- Direction -
Each line that holds the word "image" is to be identified and copied.

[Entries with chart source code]
============

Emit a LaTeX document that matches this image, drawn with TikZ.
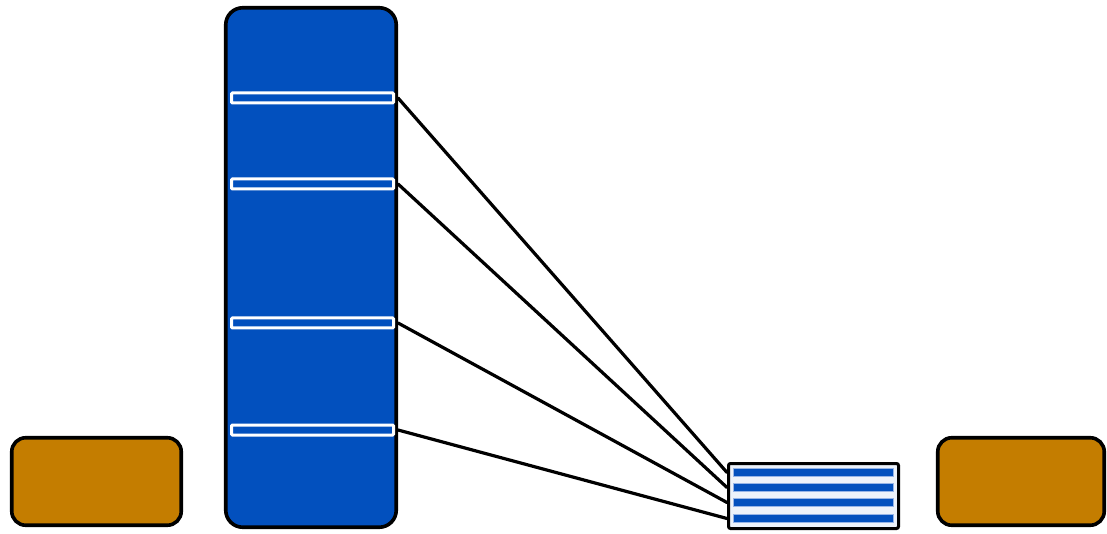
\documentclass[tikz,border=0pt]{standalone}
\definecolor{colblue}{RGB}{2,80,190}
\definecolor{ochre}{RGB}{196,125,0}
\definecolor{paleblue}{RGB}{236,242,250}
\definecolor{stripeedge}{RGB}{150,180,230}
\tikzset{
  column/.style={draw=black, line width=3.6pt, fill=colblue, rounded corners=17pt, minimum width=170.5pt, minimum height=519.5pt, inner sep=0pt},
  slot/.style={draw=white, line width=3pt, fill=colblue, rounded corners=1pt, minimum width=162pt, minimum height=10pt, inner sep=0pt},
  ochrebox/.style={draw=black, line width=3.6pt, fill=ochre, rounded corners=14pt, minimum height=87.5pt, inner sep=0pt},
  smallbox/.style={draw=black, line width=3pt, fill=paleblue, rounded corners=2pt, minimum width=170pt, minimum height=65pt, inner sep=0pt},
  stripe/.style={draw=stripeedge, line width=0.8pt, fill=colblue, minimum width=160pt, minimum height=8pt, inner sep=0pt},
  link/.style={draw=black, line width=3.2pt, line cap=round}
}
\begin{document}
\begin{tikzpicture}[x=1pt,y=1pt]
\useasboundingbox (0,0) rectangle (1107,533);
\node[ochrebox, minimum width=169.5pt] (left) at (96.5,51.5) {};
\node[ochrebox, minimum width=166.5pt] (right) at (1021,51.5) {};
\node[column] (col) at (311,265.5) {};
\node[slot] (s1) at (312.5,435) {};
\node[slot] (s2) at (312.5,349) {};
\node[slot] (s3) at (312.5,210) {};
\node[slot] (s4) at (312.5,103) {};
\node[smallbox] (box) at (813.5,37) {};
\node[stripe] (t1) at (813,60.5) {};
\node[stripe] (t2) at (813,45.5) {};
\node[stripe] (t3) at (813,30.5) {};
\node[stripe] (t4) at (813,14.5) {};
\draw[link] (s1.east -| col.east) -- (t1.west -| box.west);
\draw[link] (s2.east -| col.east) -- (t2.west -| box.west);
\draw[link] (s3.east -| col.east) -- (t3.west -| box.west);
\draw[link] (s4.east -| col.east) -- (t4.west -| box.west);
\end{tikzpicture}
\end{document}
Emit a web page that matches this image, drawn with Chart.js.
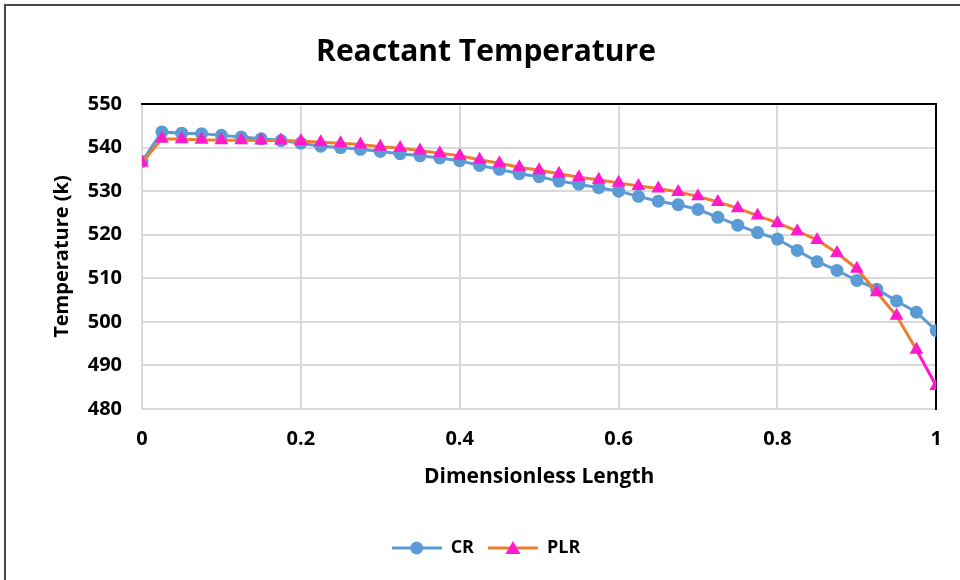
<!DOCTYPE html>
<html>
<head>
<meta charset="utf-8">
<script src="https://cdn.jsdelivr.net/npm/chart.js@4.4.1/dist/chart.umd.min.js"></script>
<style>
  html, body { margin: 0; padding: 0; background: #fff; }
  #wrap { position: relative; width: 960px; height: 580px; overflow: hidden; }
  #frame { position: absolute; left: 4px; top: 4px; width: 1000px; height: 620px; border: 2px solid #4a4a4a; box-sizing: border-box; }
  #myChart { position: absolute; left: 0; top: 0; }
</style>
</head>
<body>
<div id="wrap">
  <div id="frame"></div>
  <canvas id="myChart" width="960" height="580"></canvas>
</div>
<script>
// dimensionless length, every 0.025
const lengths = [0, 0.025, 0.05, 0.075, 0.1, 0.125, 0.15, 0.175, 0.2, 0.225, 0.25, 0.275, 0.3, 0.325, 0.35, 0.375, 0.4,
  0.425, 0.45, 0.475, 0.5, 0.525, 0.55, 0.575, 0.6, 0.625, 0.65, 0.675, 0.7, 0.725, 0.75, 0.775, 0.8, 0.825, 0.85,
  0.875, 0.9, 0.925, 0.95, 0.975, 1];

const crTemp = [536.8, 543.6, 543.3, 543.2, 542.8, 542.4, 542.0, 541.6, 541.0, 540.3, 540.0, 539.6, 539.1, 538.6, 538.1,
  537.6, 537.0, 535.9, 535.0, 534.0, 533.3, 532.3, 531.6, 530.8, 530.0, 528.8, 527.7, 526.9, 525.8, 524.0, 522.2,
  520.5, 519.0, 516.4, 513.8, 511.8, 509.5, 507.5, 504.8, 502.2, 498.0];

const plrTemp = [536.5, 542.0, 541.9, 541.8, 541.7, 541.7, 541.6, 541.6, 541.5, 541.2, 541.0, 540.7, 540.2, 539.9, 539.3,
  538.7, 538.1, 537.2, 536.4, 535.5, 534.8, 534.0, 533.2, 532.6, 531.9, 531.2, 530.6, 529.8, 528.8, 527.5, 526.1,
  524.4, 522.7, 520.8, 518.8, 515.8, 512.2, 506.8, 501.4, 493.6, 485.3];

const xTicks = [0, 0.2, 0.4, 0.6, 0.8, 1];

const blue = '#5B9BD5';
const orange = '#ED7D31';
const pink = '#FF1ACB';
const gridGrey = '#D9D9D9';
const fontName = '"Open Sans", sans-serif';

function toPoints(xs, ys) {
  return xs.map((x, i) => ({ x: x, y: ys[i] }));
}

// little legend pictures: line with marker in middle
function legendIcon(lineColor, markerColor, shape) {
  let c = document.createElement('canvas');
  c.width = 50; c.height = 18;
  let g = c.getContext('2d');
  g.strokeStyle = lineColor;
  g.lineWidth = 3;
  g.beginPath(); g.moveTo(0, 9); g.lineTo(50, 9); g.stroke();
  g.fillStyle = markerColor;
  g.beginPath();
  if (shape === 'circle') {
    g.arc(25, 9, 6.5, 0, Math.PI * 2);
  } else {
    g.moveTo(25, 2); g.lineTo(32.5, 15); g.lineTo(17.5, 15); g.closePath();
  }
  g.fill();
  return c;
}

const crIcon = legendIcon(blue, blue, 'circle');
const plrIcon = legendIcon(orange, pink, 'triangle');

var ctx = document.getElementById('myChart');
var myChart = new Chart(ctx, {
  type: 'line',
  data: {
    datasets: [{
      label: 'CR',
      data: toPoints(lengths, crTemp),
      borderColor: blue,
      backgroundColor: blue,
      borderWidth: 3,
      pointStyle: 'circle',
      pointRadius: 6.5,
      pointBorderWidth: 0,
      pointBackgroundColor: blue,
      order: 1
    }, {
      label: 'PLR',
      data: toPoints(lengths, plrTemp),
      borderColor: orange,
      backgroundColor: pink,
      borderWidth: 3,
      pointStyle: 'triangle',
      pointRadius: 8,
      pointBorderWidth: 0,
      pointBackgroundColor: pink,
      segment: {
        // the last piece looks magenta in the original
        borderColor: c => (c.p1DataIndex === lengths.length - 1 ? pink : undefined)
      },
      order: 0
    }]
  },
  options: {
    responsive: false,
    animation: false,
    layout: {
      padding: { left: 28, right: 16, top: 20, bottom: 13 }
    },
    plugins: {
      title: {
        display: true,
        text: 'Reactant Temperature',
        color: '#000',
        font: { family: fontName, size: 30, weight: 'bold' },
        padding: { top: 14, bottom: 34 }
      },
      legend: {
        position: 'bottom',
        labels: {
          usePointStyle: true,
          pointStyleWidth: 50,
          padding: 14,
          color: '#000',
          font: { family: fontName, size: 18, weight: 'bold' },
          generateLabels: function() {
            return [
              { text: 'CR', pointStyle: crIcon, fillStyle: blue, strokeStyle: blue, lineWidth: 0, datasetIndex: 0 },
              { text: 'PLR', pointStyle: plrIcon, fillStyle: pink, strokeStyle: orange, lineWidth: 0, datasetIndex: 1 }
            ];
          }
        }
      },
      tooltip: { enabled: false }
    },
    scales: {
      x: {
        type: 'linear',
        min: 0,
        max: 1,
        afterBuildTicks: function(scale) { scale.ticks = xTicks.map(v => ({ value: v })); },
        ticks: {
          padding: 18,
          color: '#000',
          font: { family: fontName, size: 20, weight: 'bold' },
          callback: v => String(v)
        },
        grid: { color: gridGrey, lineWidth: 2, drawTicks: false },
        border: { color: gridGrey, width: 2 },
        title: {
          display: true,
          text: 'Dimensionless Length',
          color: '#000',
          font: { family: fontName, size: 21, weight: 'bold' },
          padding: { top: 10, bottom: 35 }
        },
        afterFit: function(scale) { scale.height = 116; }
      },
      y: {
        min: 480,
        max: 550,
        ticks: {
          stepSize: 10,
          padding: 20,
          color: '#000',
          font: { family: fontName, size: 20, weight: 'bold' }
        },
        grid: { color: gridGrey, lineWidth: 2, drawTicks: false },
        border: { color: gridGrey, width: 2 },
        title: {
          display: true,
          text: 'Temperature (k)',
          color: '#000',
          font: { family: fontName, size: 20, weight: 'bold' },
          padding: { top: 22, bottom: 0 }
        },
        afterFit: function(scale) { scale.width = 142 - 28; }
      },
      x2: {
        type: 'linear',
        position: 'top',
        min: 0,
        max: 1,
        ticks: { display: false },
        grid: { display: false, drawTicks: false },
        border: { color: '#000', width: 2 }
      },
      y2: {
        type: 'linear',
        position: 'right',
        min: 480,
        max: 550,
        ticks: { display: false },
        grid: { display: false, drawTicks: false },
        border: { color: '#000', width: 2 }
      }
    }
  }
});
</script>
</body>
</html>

============

- The answer -
Emit a LaTeX document that matches this image, drawn with TikZ.
Emit a web page that matches this image, drawn with Chart.js.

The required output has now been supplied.